What the task requires: Copy exactly the block of lines between the one containing "Rebuild this chart" and the one containing "from matplotlib.patches import Patch", inclusive.

***** Data supplied *****

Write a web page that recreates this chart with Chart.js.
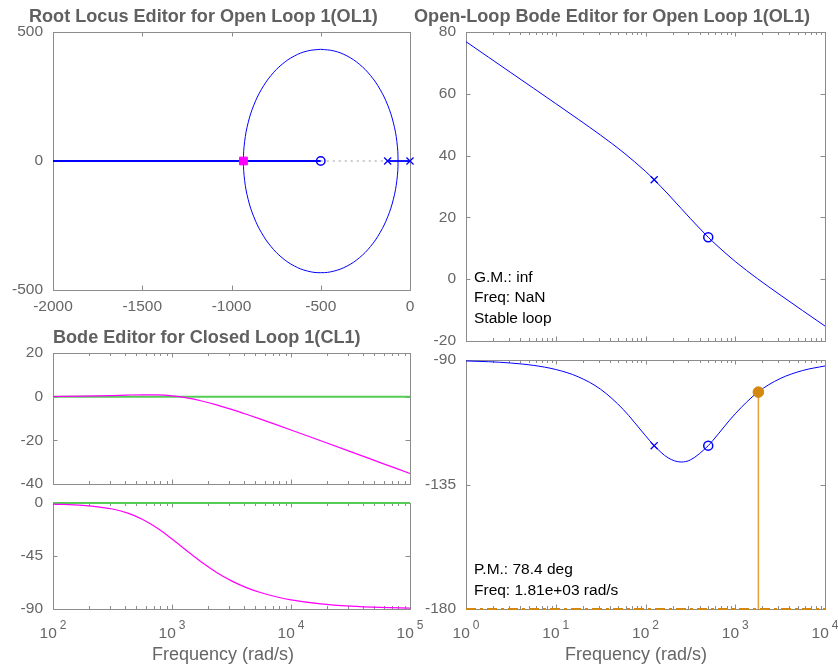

*****
***** Data supplied *****

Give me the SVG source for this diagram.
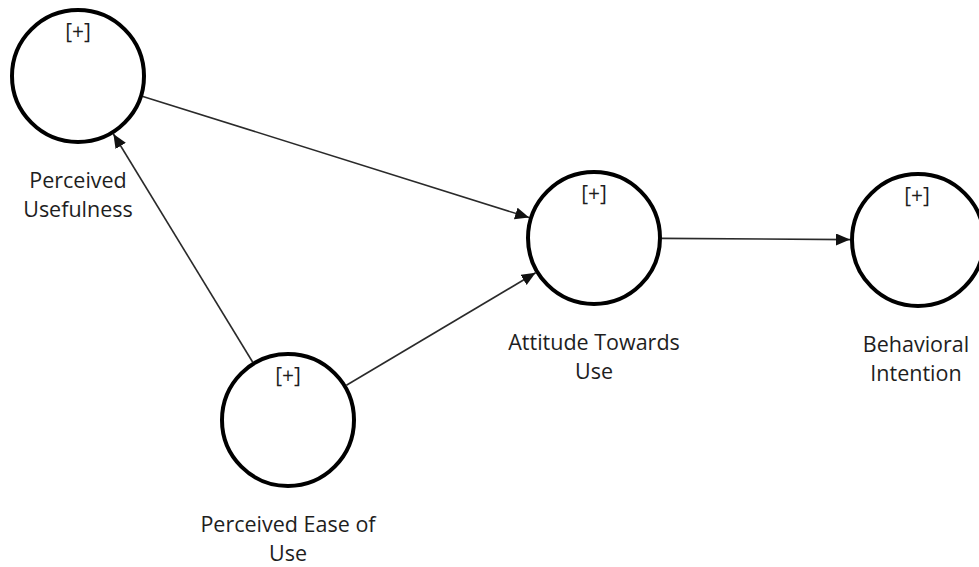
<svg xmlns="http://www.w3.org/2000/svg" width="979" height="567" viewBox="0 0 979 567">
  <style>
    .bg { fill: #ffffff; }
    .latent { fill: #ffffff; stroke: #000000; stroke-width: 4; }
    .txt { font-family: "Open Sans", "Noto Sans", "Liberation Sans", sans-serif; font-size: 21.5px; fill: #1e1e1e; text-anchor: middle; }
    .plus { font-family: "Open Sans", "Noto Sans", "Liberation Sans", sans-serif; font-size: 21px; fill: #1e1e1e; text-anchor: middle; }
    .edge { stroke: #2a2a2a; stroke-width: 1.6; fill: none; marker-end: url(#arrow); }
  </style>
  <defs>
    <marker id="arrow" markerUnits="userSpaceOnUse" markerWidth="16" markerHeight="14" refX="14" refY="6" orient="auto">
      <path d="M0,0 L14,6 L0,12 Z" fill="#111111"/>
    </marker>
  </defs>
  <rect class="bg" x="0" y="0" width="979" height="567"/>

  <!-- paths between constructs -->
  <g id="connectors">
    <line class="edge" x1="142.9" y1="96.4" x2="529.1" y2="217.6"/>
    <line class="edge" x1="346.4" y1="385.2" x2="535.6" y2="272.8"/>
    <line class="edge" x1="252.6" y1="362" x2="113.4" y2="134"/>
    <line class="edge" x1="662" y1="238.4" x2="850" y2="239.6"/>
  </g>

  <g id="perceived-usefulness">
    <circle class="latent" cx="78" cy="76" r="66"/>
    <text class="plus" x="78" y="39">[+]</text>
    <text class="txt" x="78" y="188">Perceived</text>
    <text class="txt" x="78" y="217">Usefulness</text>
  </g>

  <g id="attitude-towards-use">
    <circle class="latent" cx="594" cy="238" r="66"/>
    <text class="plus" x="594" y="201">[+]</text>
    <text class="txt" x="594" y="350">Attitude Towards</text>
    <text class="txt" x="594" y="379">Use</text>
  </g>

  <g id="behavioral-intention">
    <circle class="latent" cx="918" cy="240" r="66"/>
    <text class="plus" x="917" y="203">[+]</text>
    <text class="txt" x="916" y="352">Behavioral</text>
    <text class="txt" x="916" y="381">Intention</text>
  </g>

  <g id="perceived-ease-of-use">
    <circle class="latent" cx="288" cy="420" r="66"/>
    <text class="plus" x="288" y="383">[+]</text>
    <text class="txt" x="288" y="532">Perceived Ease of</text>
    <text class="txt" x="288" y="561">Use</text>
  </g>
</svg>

*****
***** Data supplied *****

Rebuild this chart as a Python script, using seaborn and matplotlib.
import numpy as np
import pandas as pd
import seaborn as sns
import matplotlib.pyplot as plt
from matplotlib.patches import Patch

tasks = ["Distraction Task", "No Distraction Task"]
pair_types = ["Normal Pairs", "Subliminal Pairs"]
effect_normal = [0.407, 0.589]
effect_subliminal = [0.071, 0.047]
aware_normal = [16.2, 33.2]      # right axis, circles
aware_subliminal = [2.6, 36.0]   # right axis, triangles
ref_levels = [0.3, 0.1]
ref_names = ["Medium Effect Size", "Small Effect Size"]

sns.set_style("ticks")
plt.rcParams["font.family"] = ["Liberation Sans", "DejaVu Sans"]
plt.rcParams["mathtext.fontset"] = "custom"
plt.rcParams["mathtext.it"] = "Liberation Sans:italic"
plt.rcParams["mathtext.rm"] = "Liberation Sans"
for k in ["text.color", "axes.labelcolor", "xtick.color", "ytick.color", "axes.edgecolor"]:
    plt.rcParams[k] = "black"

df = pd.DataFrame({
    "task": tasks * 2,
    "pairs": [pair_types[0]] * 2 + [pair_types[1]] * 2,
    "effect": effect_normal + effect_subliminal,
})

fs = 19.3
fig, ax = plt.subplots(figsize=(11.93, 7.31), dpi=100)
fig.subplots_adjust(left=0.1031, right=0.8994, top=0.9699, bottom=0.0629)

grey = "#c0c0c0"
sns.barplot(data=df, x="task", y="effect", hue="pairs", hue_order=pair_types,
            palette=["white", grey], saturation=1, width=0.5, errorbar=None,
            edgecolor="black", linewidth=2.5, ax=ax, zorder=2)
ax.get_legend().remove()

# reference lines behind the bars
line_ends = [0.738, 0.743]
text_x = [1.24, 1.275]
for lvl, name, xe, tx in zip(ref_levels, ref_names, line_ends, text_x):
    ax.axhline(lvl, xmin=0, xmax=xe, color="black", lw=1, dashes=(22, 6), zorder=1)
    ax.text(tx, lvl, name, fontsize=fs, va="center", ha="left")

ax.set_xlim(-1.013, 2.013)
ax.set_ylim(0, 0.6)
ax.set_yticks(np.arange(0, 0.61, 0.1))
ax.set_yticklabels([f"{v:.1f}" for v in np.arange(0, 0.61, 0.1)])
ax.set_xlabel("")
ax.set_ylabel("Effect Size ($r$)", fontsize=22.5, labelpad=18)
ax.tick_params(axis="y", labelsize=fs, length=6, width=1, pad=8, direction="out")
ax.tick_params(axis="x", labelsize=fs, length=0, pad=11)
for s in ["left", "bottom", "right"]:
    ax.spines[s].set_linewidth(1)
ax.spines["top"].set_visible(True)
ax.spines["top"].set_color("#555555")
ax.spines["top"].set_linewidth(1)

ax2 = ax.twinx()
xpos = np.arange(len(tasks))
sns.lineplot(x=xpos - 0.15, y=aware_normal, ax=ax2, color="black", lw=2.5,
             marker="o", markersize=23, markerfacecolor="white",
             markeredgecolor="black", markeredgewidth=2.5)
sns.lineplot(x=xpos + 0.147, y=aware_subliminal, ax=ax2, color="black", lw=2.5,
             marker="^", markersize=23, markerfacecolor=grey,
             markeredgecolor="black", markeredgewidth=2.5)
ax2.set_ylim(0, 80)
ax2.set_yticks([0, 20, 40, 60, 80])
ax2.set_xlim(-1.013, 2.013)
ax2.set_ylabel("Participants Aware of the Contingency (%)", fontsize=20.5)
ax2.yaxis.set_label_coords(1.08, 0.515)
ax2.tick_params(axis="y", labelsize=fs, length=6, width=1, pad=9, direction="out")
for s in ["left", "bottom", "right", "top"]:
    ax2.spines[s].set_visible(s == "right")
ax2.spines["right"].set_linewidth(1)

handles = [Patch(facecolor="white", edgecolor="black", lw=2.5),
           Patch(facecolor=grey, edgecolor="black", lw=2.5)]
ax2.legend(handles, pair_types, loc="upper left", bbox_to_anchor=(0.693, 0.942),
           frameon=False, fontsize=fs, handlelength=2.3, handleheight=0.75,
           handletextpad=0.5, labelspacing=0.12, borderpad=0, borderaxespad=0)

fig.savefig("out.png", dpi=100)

*****

Task response:
Rebuild this chart as a Python script, using seaborn and matplotlib.
import numpy as np
import pandas as pd
import seaborn as sns
import matplotlib.pyplot as plt
from matplotlib.patches import Patch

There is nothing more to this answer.